Qu’importe que l’appel lancé sur les réseaux sociaux n’ait rassemblé à Constantine, Alger et Oran, samedi dernier, veille de l’Aïd, que quelques centaines de personnes (ou moins) pour dénoncer le meurtre d’Amira Merabet (34 ans), brûlée vive à Khroub (Constantine) par un individu qui, au moment où j’écris, court toujours. L’essentiel était de réagir. Et que cet appel demandant aux femmes de se lever, de s’indigner et d’arracher leur liberté ait été largement diffusé. La vidéo montrant à voir la protestation dénonçant cet acte abominable a de fait eu un très grand écho sur les réseaux sociaux.
Cela faisait un moment que ça durait. L’an passé, si mes souvenirs sont bons, des appels avaient été lancés pour interdire le port du bikini sur les plages algériennes, adossés à une proposition de constitution d’une sorte de police des mœurs pour faire régner «la morale».
Qui plus est, d’où ces rassemblements cités plus haut, l’assassinat d’Amira Merabet survient neuf mois après celui de Razika Chérif, 40 ans, écrasée volontairement par un automobiliste à Magra (Msila) pour avoir refusé ses «avances», ce qui avait déjà donné lieu à une protestation populaire. Sans compter le viol en octobre dernier à Oran d’une jeune migrante camerounaise, Marie-Simone D. Il ne s’agit donc pas d’actes isolés, d’actes commis par des malades mentaux comme veulent l’accréditer ceux qui cherchent à banaliser de tels assassinats et à les mettre sur le compte des faits divers. Ce sont des meurtres commis par des individus, produits d’une culture machiste, se drapant de religiosité, légitimée par les prêches que l’on entend sur certaines chaînes satellitaires religieuses, dans de nombreuses mosquées et sur internet. Ceux qui appellent à la haine contre les femmes sont connus et ne se cachent pas. Nul besoin de les nommer.
C’est toujours au nom de cette culture religieuse archaïque parce que littéraliste, portée par le discours politique des islamo-conservateurs, qu’un obscur agent d’un lycée de Sebbala (Draria), portant le kamis et la barbe, s’est cru autorisé à interdire l’entrée de l’établissement le jour de la rentrée des classes aux lycéennes ne portant pas le voile, allant jusqu’à demander aux parents indignés par un tel acte, de «bien éduquer leurs filles» ! Souvenons-nous aussi du projet de loi sur la violence et le harcèlement contre les femmes, longtemps bloqué par le Sénat par les islamo-conservateurs, avant d’être adopté au prix d’un compromis incluant une clause de «pardon», stipulant que la femme peut mettre fin aux poursuites judiciaires dans certains cas en pardonnant à son agresseur !
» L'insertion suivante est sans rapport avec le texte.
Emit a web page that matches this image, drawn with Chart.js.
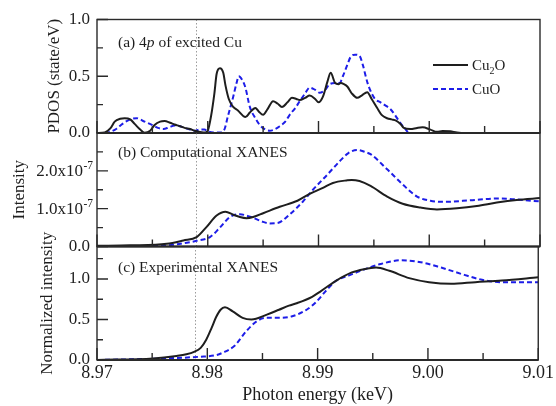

Et que dire enfin de cette enseignante du primaire, qui a lancé un défi à la ministre de l’Education, Nouria Benghabrit, se filmant avec ses élèves en leur faisant répéter en chœur que la langue arabe est la langue du paradis. Les pouvoirs publics ont réagi et décidé d’ouvrir une enquête. Or la loi sur la protection de l’enfant promulguée le 15 juillet 2015 (article 10) est claire : elle punit toute utilisation de l’enfant dans des films, photos, enregistrement audio ou vidéo «sans l’autorisation de son représentant légal». Et dans ce cas précis, il faut faire appliquer la loi sinon c’est la porte ouverte à l’instrumentalisation des enfants à des fins politico-religieuses comme le fait Daesh en Syrie et en Irak.
A l’endroit de Nouria Benghabrit, justement, il n’y a pas eu seulement les protestations indignées d’islamistes en retard d’un djihad, menaçant de faire sortir les Algériens dans la rue – reste à savoir s’ils sortiront — si elle n’était pas renvoyée de son poste et si le gouvernement ne mettait pas fin à ses réformes de l’école sous prétexte qu’elles menacent la place de la langue arabe. La ministre a même été menacée de mort par un individu qui vient d’être appréhendé par la gendarmerie ! Selon certains salafistes, qui ne reculent devant rien, ces réformes auraient été même exposées et débattues dans des églises ! Et pourquoi pas au Vatican ?
Que cela concerne la violence contre les femmes, encouragée et légitimée par certains prêches salafistes, ou ces menaces contre la ministre de l’Education qualifiée au passage de «juive», le plus inquiétant, c’est le silence des pouvoirs publics et des partis politiques. Pas de réaction ni de la puissance publique ni des partis au pouvoir, le FLN et le RND, ni de l’opposition démocratique institutionnelle (celle qui siège dans les institutions). D’où l’appel de ce collectif de femmes aux autorités pour faire appliquer la loi dans toute sa rigueur. Car se taire dans ce contexte de religiosité réactionnaire autorisant tout et n’importe quoi à l’endroit des femmes, c’est encourager la violence contre elles.